Four By Tenn
By Tennessee Williams
Directed by Fran and Frank Hilgenberg
Presenting at the Fred Stone Theatre
Winter Park, FL
There’s some bad juju surrounding Tennessee Williams short plays; today one of the shorts couldn’t run due to cast illness. That’s what happened at a similar production a few months ago at Queen’s Head. Makes you wonder…
But what DID happen was interesting as always. In “The Lady of Larkspur Lotion” Mrs. Hardwicke-Moore (Rochelle Curbow Wheeler) complains to her landlady there are flying cockroaches in her room. Her landlady, Mrs. Wire (Katrina Tharin), retorts “Where’s my rent money?” and “What do you expect in the French Quarter?” and more pointedly “You’ll die from drink before cockroaches.” Faded fortunes are a perennial Williams topic, and here they are explored quickly and efficiently. Mrs. H-M muses about a rubber plantation in Brazil and why her quarterly income check hasn’t arrived; her fellow tenant arrives to defend her financial honor, but he, too, is broke. They never actually get kicked out, but they do discuss her plantation and its manor house with a commanding view of the Mediterranean Sea. On a clear day you can see the white cliffs of Dover sparkling in the distance. Life is all a fantasy on some level in William’s world, so why not go for the gusto? Mrs. H-M has; its how she supports herself. That and gentlemen callers.
“This Property is Condemned” has more dissolution, but in a sadder, more poignant dimension. Little Miss Willie (Winona Wiley) clings to a house that ought to be pushed over; everyone who used to live there died or ran away before they could get stuck with the liability. She carefully explains this to equally young Tom (Wyatt Rucks); he’s truant as well, but at least has a home to go to. Miss Willy has only one salable skill: her youth, and that may not survive the second act. Heck, even Tom is asking her to dance for him. Kids those days…

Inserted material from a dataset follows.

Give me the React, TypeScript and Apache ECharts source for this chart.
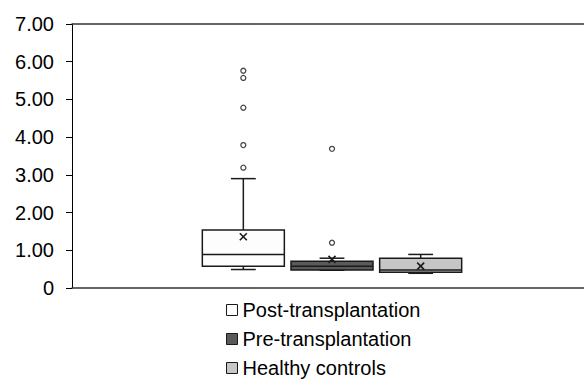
import React, { useEffect, useRef } from "react";
import * as echarts from "echarts";

const categories = ["Post-transplantation", "Pre-transplantation", "Healthy controls"];
// [min, q1, median, q3, max]
const postBox = [0.49, 0.58, 0.89, 1.54, 2.9];
const preBox = [0.47, 0.48, 0.58, 0.71, 0.79];
const healthyBox = [0.39, 0.42, 0.48, 0.79, 0.89];
const means = [1.36, 0.76, 0.58];
const postOutliers = [5.76, 5.57, 4.78, 3.79, 3.19];
const preOutliers = [3.69, 1.2];
const healthyOutliers: number[] = [];

const fills = ["#fdfdfd", "#5a5a5a", "#c6c6c6"];
const FONT = "Liberation Sans";
const STROKE = "#1a1a1a";

export default function App() {
  const ref = useRef<HTMLDivElement>(null);
  useEffect(() => {
    if (!ref.current) return;
    const chart = echarts.init(ref.current, null, { renderer: "svg" });
    const boxes = [postBox, preBox, healthyBox];
    const outliers = [postOutliers, preOutliers, healthyOutliers];

    const renderItem = (fill: string) => (params: any, api: any) => {
      const x = api.value(0);
      const pMin = api.coord([x, api.value(1)]);
      const pQ1 = api.coord([x, api.value(2)]);
      const pMed = api.coord([x, api.value(3)]);
      const pQ3 = api.coord([x, api.value(4)]);
      const pMax = api.coord([x, api.value(5)]);
      const pMean = api.coord([x, api.value(6)]);
      const band = api.size([1, 0])[0];
      const bw = band * 0.925;
      const cw = band * 0.28;
      const cx = pMed[0];
      const ls = { stroke: STROKE, lineWidth: 1.5 };
      const m = 3.5;
      return {
        type: "group",
        children: [
          { type: "line", shape: { x1: cx, y1: pMax[1], x2: cx, y2: pQ3[1] }, style: ls },
          { type: "line", shape: { x1: cx, y1: pQ1[1], x2: cx, y2: pMin[1] }, style: ls },
          { type: "line", shape: { x1: cx - cw / 2, y1: pMax[1], x2: cx + cw / 2, y2: pMax[1] }, style: ls },
          { type: "line", shape: { x1: cx - cw / 2, y1: pMin[1], x2: cx + cw / 2, y2: pMin[1] }, style: ls },
          {
            type: "rect",
            shape: { x: cx - bw / 2, y: pQ3[1], width: bw, height: pQ1[1] - pQ3[1] },
            style: { fill, stroke: STROKE, lineWidth: 1.5 },
          },
          { type: "line", shape: { x1: cx - bw / 2, y1: pMed[1], x2: cx + bw / 2, y2: pMed[1] }, style: ls },
          { type: "line", shape: { x1: cx - m, y1: pMean[1] - m, x2: cx + m, y2: pMean[1] + m }, style: { stroke: STROKE, lineWidth: 1.6 } },
          { type: "line", shape: { x1: cx + m, y1: pMean[1] - m, x2: cx - m, y2: pMean[1] + m }, style: { stroke: STROKE, lineWidth: 1.6 } },
        ],
      };
    };

    const series: any[] = categories.map((name, i) => ({
      name,
      type: "custom",
      xAxisIndex: 2,
      yAxisIndex: 1,
      renderItem: renderItem(fills[i]),
      encode: { x: 0, y: [1, 2, 3, 4, 5, 6] },
      data: [[i, ...boxes[i], means[i]]],
      itemStyle: { color: fills[i] },
      z: 3,
    }));
    series.push({
      name: "outliers",
      type: "scatter",
      xAxisIndex: 2,
      yAxisIndex: 1,
      symbol: "circle",
      symbolSize: 5,
      itemStyle: { color: "#ffffff", borderColor: STROKE, borderWidth: 1.3 },
      data: outliers.flatMap((arr, i) => arr.map((v) => [i, v])),
      z: 4,
    });

    const legendTops = [300, 329, 358];
    const legend = categories.map((name, i) => ({
      orient: "horizontal",
      left: 226,
      top: legendTops[i],
      padding: 0,
      itemWidth: 11,
      itemHeight: 11,
      icon: "rect",
      selectedMode: false,
      textStyle: { fontFamily: FONT, fontSize: 20, lineHeight: 20, color: "#000" },
      data: [
        {
          name,
          itemStyle: { color: fills[i], borderColor: STROKE, borderWidth: 1 },
        },
      ],
    }));

    chart.setOption({
      animation: false,
      grid: [
        { left: 72, right: 0, top: 24, bottom: 92 },
        { left: 199, right: 119, top: 24, bottom: 92 },
      ],
      legend,
      xAxis: [
        {
          type: "category",
          gridIndex: 0,
          data: [""],
          axisLine: { show: true, lineStyle: { color: "#333", width: 1.5 } },
          axisTick: { show: false },
          axisLabel: { show: false },
        },
        {
          type: "category",
          gridIndex: 0,
          position: "top",
          data: [""],
          axisLine: { show: true, onZero: false, lineStyle: { color: "#333", width: 1.5 } },
          axisTick: { show: false },
          axisLabel: { show: false },
        },
        {
          type: "category",
          gridIndex: 1,
          data: categories,
          show: false,
        },
      ],
      yAxis: [
        {
          type: "value",
          gridIndex: 0,
          min: 0,
          max: 7,
          interval: 1,
          axisLine: { show: true, lineStyle: { color: "#000", width: 1 } },
          axisTick: { show: true, length: 6, lineStyle: { color: "#000" } },
          splitLine: { show: false },
          axisLabel: {
            margin: 18,
            fontFamily: FONT,
            fontSize: 20,
            color: "#000",
            formatter: (v: number) => (v === 0 ? "0" : v.toFixed(2)),
          },
        },
        {
          type: "value",
          gridIndex: 1,
          min: 0,
          max: 7,
          show: false,
        },
      ],
      series,
    });
    return () => chart.dispose();
  }, []);
  return (
    <div
      ref={ref}
      style={{ position: "absolute", left: 0, top: 0, width: 584, height: 380 }}
    />
  );
}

Lastly we explore “The Good Neighbor Policy” in “27 Wagons of Cotton.” This begins as an economic fairly tale with Jake Meighan (Skinner) setting fire to a competing cotton gin, then agreeing to process the cotton for the owner of the smoldering ruin, Silva Vicarro (Frank Casado). Meighan’s wife Flora (Brenna Arden) tires of Jake’s simple brutality; she even resists Silva’s advances for half the the play before joining Mrs. H-M as woman of negotiable honor. In the end, this story of sweaty dripping passion balances out; Mr. Vicarro gives as good as he got. In fact, he may bring ALL his business over to the Meighan’s.
As Theatre Downtown looks for a new home this is only an echoey waypoint, but it’s a space that is a fair match to the dark and brooding short plays Mr. Williams has to offer.